The foundational question from which stewardship lives is neither how nor why people give what they do.
At its heart, the core question of stewardship is who does the giving in the first place? In other words, who owns all that we have?
The answer to this question may be surprising. It is certainly radical given our common thinking about what we have and how we use what we have. The answer even widens the scope of how we think about stewardship to move beyond what we have to even encompass who we are.
God owns all that we have. All of it. And, perhaps even more radically in a world that is hell bent on individual autonomy, God owns us, too.
Martin Luther on stewardship
Now, before you click to another article or laugh at the mere suggestion, hear me out. Or better yet, listen to what Martin Luther has to say. In 1529, Luther writes in his Small Catechism in explanation to the First Article of the Apostles’ Creed (“I believe in God the Father almighty, creator of heaven and earth”), that God not only creates us, but also, “ God daily and abundantly provides shoes and clothing, food and drink, house and farm, spouse and children, fields, livestock, and all property — along with all the necessities and nourishment for this body and life.”

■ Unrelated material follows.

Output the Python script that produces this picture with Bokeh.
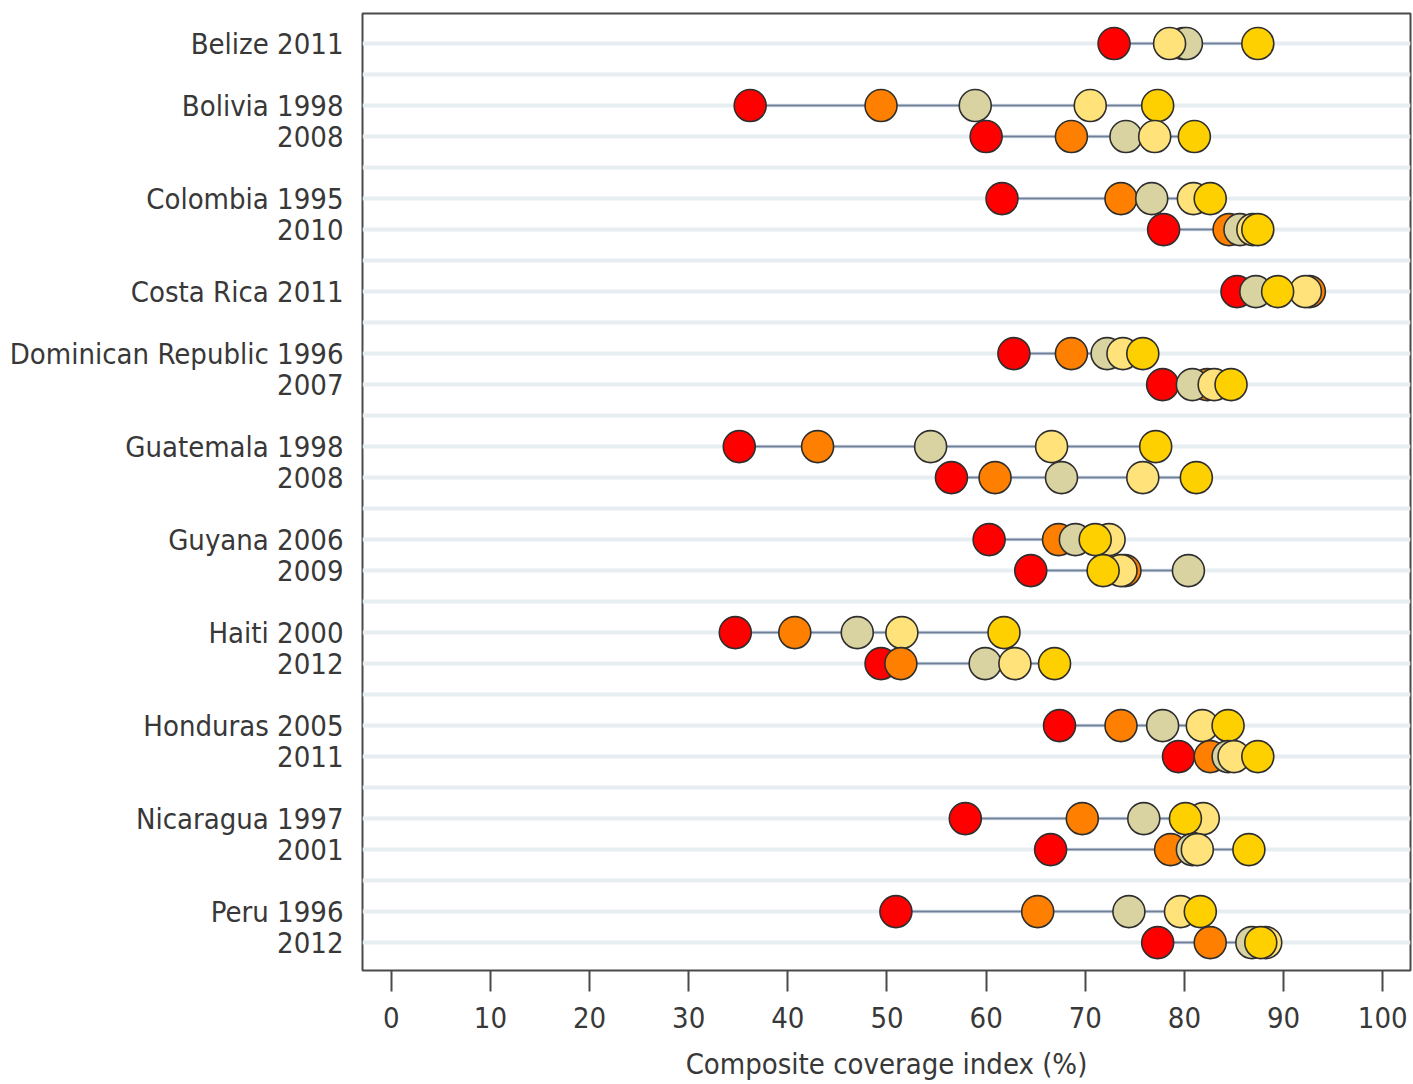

God owns it all because God creates it all, right down to the “shoes and clothing” we wear. This God creates these things for us not once long ago, but “daily,” Luther says.

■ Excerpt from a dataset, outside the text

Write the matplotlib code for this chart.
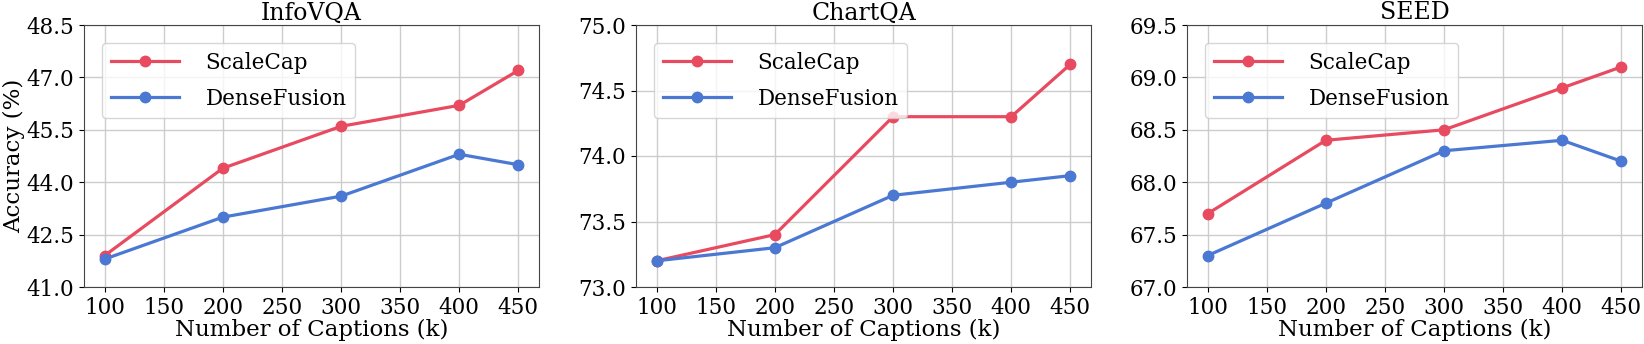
import numpy as np
import matplotlib
matplotlib.use("Agg")
import matplotlib.pyplot as plt

# ─── DATA ──────────────────────────────────────────────────────────────────────
captions = [100, 200, 300, 400, 450]

info_scalecap  = [41.9, 44.4, 45.6, 46.2, 47.2]
info_dense     = [41.8, 43.0, 43.6, 44.8, 44.5]
chart_scalecap = [73.2, 73.4, 74.3, 74.3, 74.7]
chart_dense    = [73.2, 73.3, 73.7, 73.8, 73.85]
seed_scalecap  = [67.7, 68.4, 68.5, 68.9, 69.1]
seed_dense     = [67.3, 67.8, 68.3, 68.4, 68.2]

titles  = ["InfoVQA", "ChartQA", "SEED"]
yticks  = [np.arange(41.0, 48.51, 1.5),
           np.arange(73.0, 75.01, 0.5),
           np.arange(67.0, 69.51, 0.5)]
xticks  = [100, 150, 200, 250, 300, 350, 400, 450]

RED  = "#e84a5f"
BLUE = "#4a78d2"
# ────────────────────────────────────────────────────────────────────────────────

plt.rcParams['font.family'] = 'DejaVu Serif'

fig = plt.figure(figsize=(16.44, 3.44), dpi=100)
lefts = [84, 636, 1187]
panels = [(info_scalecap, info_dense),
          (chart_scalecap, chart_dense),
          (seed_scalecap, seed_dense)]

for i, (sc, df) in enumerate(panels):
    ax = fig.add_axes([lefts[i]/1644, 1 - 287/344, 455/1644, 262/344])
    ax.plot(captions, sc, marker='o', lw=2.3, ms=7.5, color=RED, label='ScaleCap')
    ax.plot(captions, df, marker='o', lw=2.3, ms=7.5, color=BLUE, label='DenseFusion')
    ax.set_xticks(xticks)
    ax.set_yticks(yticks[i])
    ax.set_ylim(yticks[i][0], yticks[i][-1])
    ax.yaxis.set_major_formatter(matplotlib.ticker.FormatStrFormatter('%.1f'))
    ax.tick_params(labelsize=15.5, colors='black')
    for s in ax.spines.values():
        s.set_color('#444444')
    ax.grid(True, color='#cccccc', lw=1)
    ax.set_axisbelow(True)
    ax.set_title(titles[i], fontsize=17, pad=4)
    ax.set_xlabel("Number of Captions (k)", fontsize=16.5, labelpad=0)
    if i == 0:
        ax.set_ylabel("Accuracy (%)", fontsize=16.5, labelpad=1)
    ax.legend(loc='upper left', fontsize=15.5, handlelength=3.15,
              handletextpad=1.25, labelspacing=0.65, borderaxespad=0.84)

fig.savefig("out.png", dpi=100)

Daily, God creates and gives us what we need. And why wouldn’t that be the case — it’s God’s to give. It is interesting to note that Luther pairs “daily and abundantly,” which suggests that as much and as often as God “provides” for us at all levels, God never runs out of good things to give us. No, this God who creates all things, “provides all the necessities and nourishment for this body and life.”

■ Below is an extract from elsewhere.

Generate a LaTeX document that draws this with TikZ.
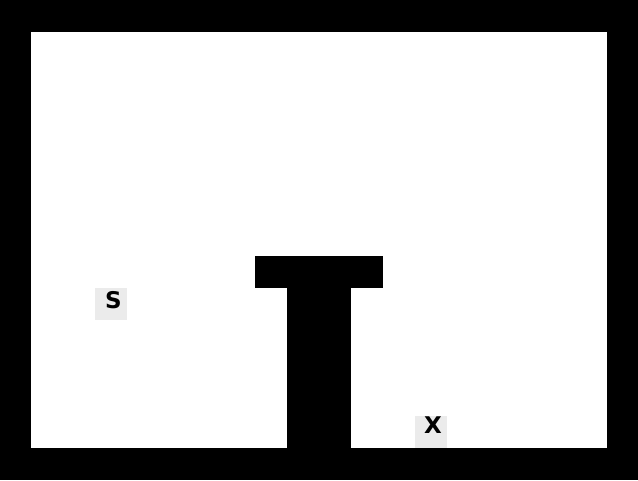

God never runs out. What if this provided the focus of how we think about and live out stewardship?
Maybe then we could put away the stewardship programs and, instead, roll up our sleeves and do what we are called to do with all that God gives us, namely, to care for all that we’ve been given.
This isn’t a euphemism for hoarding what God gives us! Rather, it is about releasing the death grip we have on everything — including ourselves — and rest, instead, in the hands that create and hold us anew every day.